The partisans in Russia invariably fought in terrain that the Germans found impossible to patrol and control. The bulk of the partisans operated from and were based in the Pripet Marshes - a vast area of bog land four hundred miles to the south-west of Moscow. As the Germans advanced towards Moscow, Leningrad and Stalingrad, as Blitzkrieg steamrollered all before it, the death squads of the SS started their grim work. Many thousands of Russians joined the partisan groups in the marshes and attacked the German Army in the rear as it advanced east. The forests of Belorussia were also a major centre for partisan activity. Both the forests and the marshes had one similar feature - they were all but impossible to police. Those in the partisans knew their home territory and such knowledge gave them a huge advantage over the better armed and equipped Germans.
In May 1942, a Central Staff was set up in Russia to direct the activities of the partisans. By July 1943, the number of partisans fighting against the Germans was estimated at 142,000. They operated as far a field as Lake Peipus in the north to the Crimea in the south. In August 1942, the Central Staff called the work of the partisans unsatisfactory and ordered an increase in activity against the Germans. In the same month, the Central Staff also ordered a full amnesty for all who had collaborated with the Germans. The partisans had been utterly ruthless with any collaborators they had caught. However, the Central Staff wanted all Russians in the west to work as one unit - and the treatment of collaborators and suspected collaborators was a de-stabilising element within the area.
Partisans engaged in classic guerilla activity - hit and run tactics. Strategic targets were selected and attacked - with the attackers drifting away into the night. For the Germans, chasing them into forests or marshland was a demoralising task - and invariably fruitless. As a result, the general population of western Russia was targeted by the Germans. Civilian blood was spilt in retaliation for partisan attacks. However, the more civilians were targeted, the more people joined the partisans. The Germans created what was effectively a vicious circle. They had to do something, but they could not find the partisans to punish. By punishing the innocent, the Germans were simply converting more to the cause of the partisans. By the autumn of 1941, the Bryansk Forest, covering an area of 125 miles by 40 miles, had only an estimated 2,500 partisans there. Within 12 months, the figure had greatly increased - though any figures given out by the government were always open to interpretation as partisan figures were frequently used for propaganda purposes.

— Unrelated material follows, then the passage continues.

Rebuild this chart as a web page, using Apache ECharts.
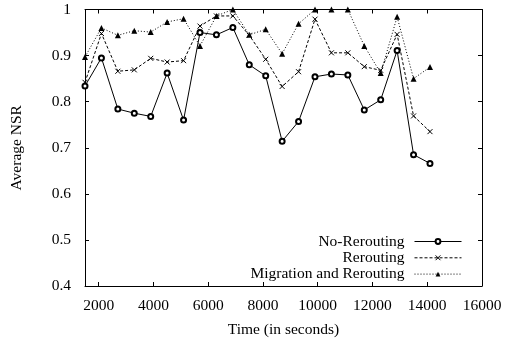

The importance of the partisans to the Russian war effort can be seen by the fact that Stalin ordered that the Central Staff had to ensure that the partisans in the west were well equipped. Though some units clearly had to improvise, many of the larger units, such as the Kovpak and Saburov brigades in the Bryansk Forest, were equipped to a level where they could take on the Germans. Though supplies could never be guaranteed on a regular basis, guns, rifles and ammunition were usually well supplied. While the number of official partisan detachments increased in 1943 from 661 to 1,06, the number of radio sets made available to the partisans increased from just 217 to 300. However, many partisan units were self-contained, so communication outside of their locality was never a major problem - especially as Stalin had ordered that partisan leaders did not have to await for orders from above or confirmation of orders. Explosives were also short supply - so the partisans learned to recycle the explosives from unexploded shells.
The impact the partisans had on the Germans was huge. The damage done to military property, communication and supply lines was a major factor in the Germans inability to sustain its war effort in the east. The impact the partisans had on morale is probably impossible to calculate.